Genre of the Week: Skwerl

skwerl

Have you ever wondered how communication can sometimes go awry, especially when one does not understand the other’s language and goes off on a tangent? Many of us have had misunderstandings while talking to each other because of different ideas, different ways of wording ourselves, and in many cases, the way we communicate with our accents. A while back, I wrote an article on this particular topic but from an American’s point of view for many cultures have a problem with the various dialects we have in our country (click here to read it). Yet we sometimes have a big issue understanding the dialects of other English-speaking people- in particular, the British and the Scottish. This genre of the week, entitled Skwerl is one of those rather extreme examples, where American and British English and even urban slang from both come together. Produced by Brian Fairbairn and Karl Eccelston and released in 2011, the five-minute film features a couple at the dinner table in an apartment, eating and talking nonsense, while at the same time, tensions start boiling until the girl clears the table and brings the desert. The film features slang and other forms of miscommunication which makes it difficult for even the native speaker to understand. To better grasp the scene, here is a tip worth considering when playing this short film:

  1. Pre-viewing exercise: Try silent viewing, where the film is played without the sound, and the viewers guess at what the couple is doing and talking about. Then list some common themes that can cause an argument.
  2. While-viewing exercise: Play the film and try to grasp what they are talking about. This may have to be done 2-3 times. Then look at the script provided by Brian and Karl here and look up the words you don’t know.
  3. Post-viewing exercise: What happens next after presenting the cake? Do they kiss and make up? Continue the script but keep the language use simple.

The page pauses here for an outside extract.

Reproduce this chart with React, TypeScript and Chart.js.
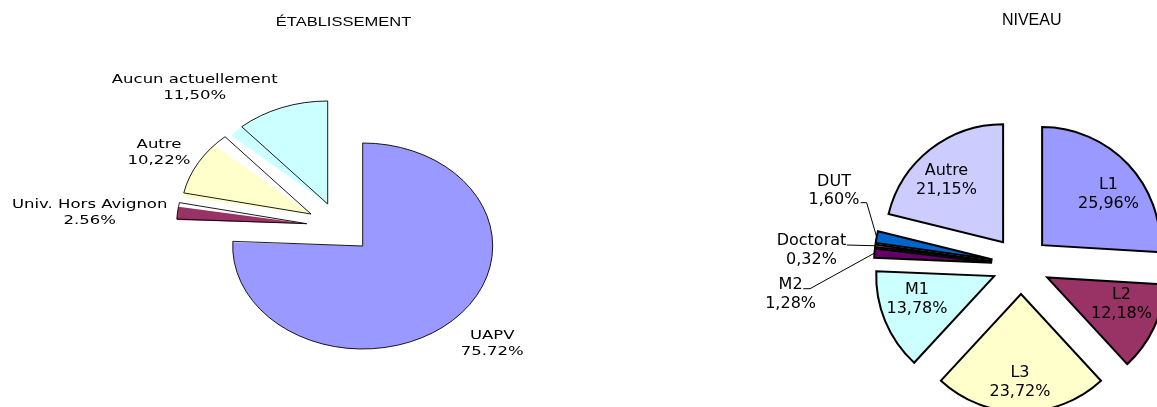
import React, { useEffect, useRef } from 'react';
import { Chart, PieController, ArcElement } from 'chart.js';

Chart.register(PieController, ArcElement);

// ---------------- data ----------------
const chartTitles = ['ÉTABLISSEMENT', 'NIVEAU'];

const etabCategories = ['UAPV', 'Univ. Hors Avignon', 'Autre', 'Aucun actuellement'];
const etabValues = [75.72, 2.56, 10.22, 11.5];
const etabPercentLabels = ['75.72%', '2.56%', '10,22%', '11,50%'];

const niveauCategories = ['L1', 'L2', 'L3', 'M1', 'M2', 'Doctorat', 'DUT', 'Autre'];
const niveauValues = [25.96, 12.18, 23.72, 13.78, 1.28, 0.32, 1.6, 21.15];
const niveauPercentLabels = ['25,96%', '12,18%', '23,72%', '13,78%', '1,28%', '0,32%', '1,60%', '21,15%'];

// ---------------- styles / layout ----------------
const PALETTE = ['#9999FF', '#993366', '#FFFFCC', '#CCFFFF', '#660066', '#FF8080', '#0066CC', '#CCCCFF'];
const W = 1157;
const H = 407;

const LEFT = { cx: 362.7, cy: 246, rx: 130, ry: 103, sx: 1.27, font: 13, lineGap: 16 };
// explode shift of each slice, in screen pixels
const LEFT_EXPLODE = [[0, 0], [-56, -22.3], [-51.7, -32], [-35, -42]];
// label anchor (center x, first baseline) relative to pie centre
const LEFT_LABEL_POS = [[129.6, 92.5], [-273, -38.5], [-203.7, -97.7], [-168, -162.7]];
const LEFT_TITLE_POS = [343.5, 26];

const RIGHT = { cx: 1021, cy: 265, r: 118, explode: 29, font: 16, lineGap: 18.5 };
const RIGHT_LABEL_POS = [
  [87.5, -75.7], [100.5, 34], [-1, 112.3], [-104, 29],
  [-230.4, 24.3], [-209.5, -20], [-187, -79.3], [-74.5, -90],
];
const RIGHT_LEADERS: (number[][] | null)[] = [
  null, null, null, null,
  [[-217.7, 23.7], [-211, 23.7]],
  [[-174.3, -20]],
  [[-160.3, -62.3], [-154.3, -62.3]],
  null,
];
const RIGHT_TITLE_POS = [1031.7, 25];

const LABEL_FONT = '"DejaVu Sans", Verdana, sans-serif';
const TITLE_FONT = '"Liberation Sans", Arial, sans-serif';

function centerOf(chart: any) {
  const a = chart.chartArea;
  return { cx: (a.left + a.right) / 2, cy: (a.top + a.bottom) / 2 };
}

// angle of a parametric ellipse point as seen on screen
function projAngle(a: number, k: number) {
  const p = Math.atan2(k * Math.sin(a), Math.cos(a));
  let d = p - a;
  while (d > Math.PI) d -= 2 * Math.PI;
  while (d < -Math.PI) d += 2 * Math.PI;
  return a + d;
}

const leftPlugin = {
  id: 'leftEllipsePie',
  afterDatasetsUpdate(chart: any) {
    const meta = chart.getDatasetMeta(0);
    const { cx, cy } = centerOf(chart);
    const k = LEFT.ry / LEFT.rx;
    meta.data.forEach((arc: any, i: number) => {
      arc.x = cx + LEFT_EXPLODE[i][0];
      arc.y = cy + LEFT_EXPLODE[i][1] / k;
    });
  },
  beforeDatasetDraw(chart: any, args: any) {
    const ctx = chart.ctx;
    const { cx, cy } = centerOf(chart);
    const k = LEFT.ry / LEFT.rx;
    const arcs = args.meta.data;
    ctx.save();
    ctx.translate(cx, cy);
    ctx.scale(1, k);
    ctx.translate(-cx, -cy);
    // fill pass (fills drawn with the doubly projected angles, as in the source)
    arcs.forEach((arc: any) => {
      const o = arc.options;
      const s = arc.startAngle, e = arc.endAngle, c = arc.circumference;
      arc.startAngle = projAngle(s, k);
      arc.endAngle = projAngle(e, k);
      arc.circumference = arc.endAngle - arc.startAngle;
      arc.options = Object.assign({}, o, { borderWidth: 0 });
      arc.draw(ctx);
      arc.startAngle = s; arc.endAngle = e; arc.circumference = c;
      arc.options = o;
    });
    // outline pass
    arcs.forEach((arc: any) => {
      const o = arc.options;
      arc.options = Object.assign({}, o, { backgroundColor: 'rgba(0,0,0,0)' });
      arc.draw(ctx);
      arc.options = o;
    });
    ctx.restore();
    return false;
  },
  afterDraw(chart: any) {
    const ctx = chart.ctx;
    const { cx, cy } = centerOf(chart);
    const drawText = (t: string, x: number, y: number, font: string) => {
      ctx.save();
      ctx.translate(x, y);
      ctx.scale(LEFT.sx, 1);
      ctx.font = font;
      ctx.fillStyle = '#000';
      ctx.textAlign = 'center';
      ctx.textBaseline = 'alphabetic';
      ctx.fillText(t, 0, 0);
      ctx.restore();
    };
    drawText(chartTitles[0], LEFT_TITLE_POS[0], LEFT_TITLE_POS[1], `${LEFT.font}px ${TITLE_FONT}`);
    const f = `${LEFT.font}px ${LABEL_FONT}`;
    etabCategories.forEach((name, i) => {
      const x = cx + LEFT_LABEL_POS[i][0];
      const y = cy + LEFT_LABEL_POS[i][1];
      drawText(name, x, y, f);
      drawText(etabPercentLabels[i], x, y + LEFT.lineGap, f);
    });
  },
};

const rightPlugin = {
  id: 'rightExplodedPie',
  afterDatasetsUpdate(chart: any) {
    const meta = chart.getDatasetMeta(0);
    const { cx, cy } = centerOf(chart);
    meta.data.forEach((arc: any) => {
      const mid = (arc.startAngle + arc.endAngle) / 2;
      arc.x = cx + Math.cos(mid) * RIGHT.explode;
      arc.y = cy + Math.sin(mid) * RIGHT.explode;
    });
  },
  afterDraw(chart: any) {
    const ctx = chart.ctx;
    const { cx, cy } = centerOf(chart);
    const meta = chart.getDatasetMeta(0);
    ctx.save();
    ctx.fillStyle = '#000';
    ctx.textAlign = 'center';
    ctx.textBaseline = 'alphabetic';
    ctx.font = `16px ${TITLE_FONT}`;
    ctx.fillText(chartTitles[1], RIGHT_TITLE_POS[0], RIGHT_TITLE_POS[1]);
    ctx.font = `${RIGHT.font}px ${LABEL_FONT}`;
    niveauCategories.forEach((name, i) => {
      const x = cx + RIGHT_LABEL_POS[i][0];
      const y = cy + RIGHT_LABEL_POS[i][1];
      ctx.fillText(name, x, y);
      ctx.fillText(niveauPercentLabels[i], x, y + RIGHT.lineGap);
    });
    // leader lines
    ctx.strokeStyle = '#000';
    ctx.lineWidth = 1;
    RIGHT_LEADERS.forEach((pts, i) => {
      if (!pts) return;
      const arc: any = meta.data[i];
      const mid = (arc.startAngle + arc.endAngle) / 2;
      const ax = arc.x + Math.cos(mid) * arc.outerRadius;
      const ay = arc.y + Math.sin(mid) * arc.outerRadius;
      ctx.beginPath();
      pts.forEach((p, j) => {
        const px = cx + p[0], py = cy + p[1];
        if (j === 0) ctx.moveTo(px, py); else ctx.lineTo(px, py);
      });
      ctx.lineTo(ax, ay);
      ctx.stroke();
    });
    ctx.restore();
  },
};

export default function App() {
  const leftRef = useRef<HTMLCanvasElement>(null);
  const rightRef = useRef<HTMLCanvasElement>(null);

  useEffect(() => {
    const left = new Chart(leftRef.current as HTMLCanvasElement, {
      type: 'pie',
      data: {
        labels: etabCategories,
        datasets: [{
          data: etabValues,
          backgroundColor: PALETTE.slice(0, etabValues.length),
          borderColor: '#000',
          borderWidth: 1,
          borderJoinStyle: 'miter',
          radius: LEFT.rx,
        } as any],
      },
      options: {
        responsive: false,
        animation: false,
        events: [],
        layout: { padding: { left: 0, right: W - 2 * LEFT.cx, top: 2 * LEFT.cy - H, bottom: 0 } },
      } as any,
      plugins: [leftPlugin as any],
    });

    const right = new Chart(rightRef.current as HTMLCanvasElement, {
      type: 'pie',
      data: {
        labels: niveauCategories,
        datasets: [{
          data: niveauValues,
          backgroundColor: PALETTE.slice(0, niveauValues.length),
          borderColor: '#000',
          borderWidth: 2,
          borderJoinStyle: 'miter',
          radius: RIGHT.r,
        } as any],
      },
      options: {
        responsive: false,
        animation: false,
        events: [],
        layout: { padding: { left: 2 * RIGHT.cx - W, right: 0, top: 2 * RIGHT.cy - H, bottom: 0 } },
      } as any,
      plugins: [rightPlugin as any],
    });

    return () => {
      left.destroy();
      right.destroy();
    };
  }, []);

  const canvasStyle: React.CSSProperties = { position: 'absolute', left: 0, top: 0, width: W, height: H };
  return (
    <div style={{ position: 'fixed', left: 0, top: 0, width: W, height: H, overflow: 'hidden', background: '#fff' }}>
      <canvas ref={leftRef} width={W} height={H} style={canvasStyle} />
      <canvas ref={rightRef} width={W} height={H} style={canvasStyle} />
    </div>
  );
}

To sum up, when watching this short film the title of the clip was “This is how English sounds to non-English people.” The author begs to differ for reasons to be read in the Strange American Accent article whose link is above. If the urban slang was not used, then we would have a better understanding of how this conversation was going. However, the purpose of using the slang is to provide the reader with a whiff of how English is communicated in different- rather urban- settings. We cannot expect to be perfect with slang (and we should not even try either. We should however keep in mind that the way of communicating differs between regions and even towns. This applies not only to English, but also German and other foreign languages. As a hot tip when encountering a person whose word usage and dialect is different from what you’ve learned: ask what they meant by their sayings. It’s free and you can add to your vocabulary.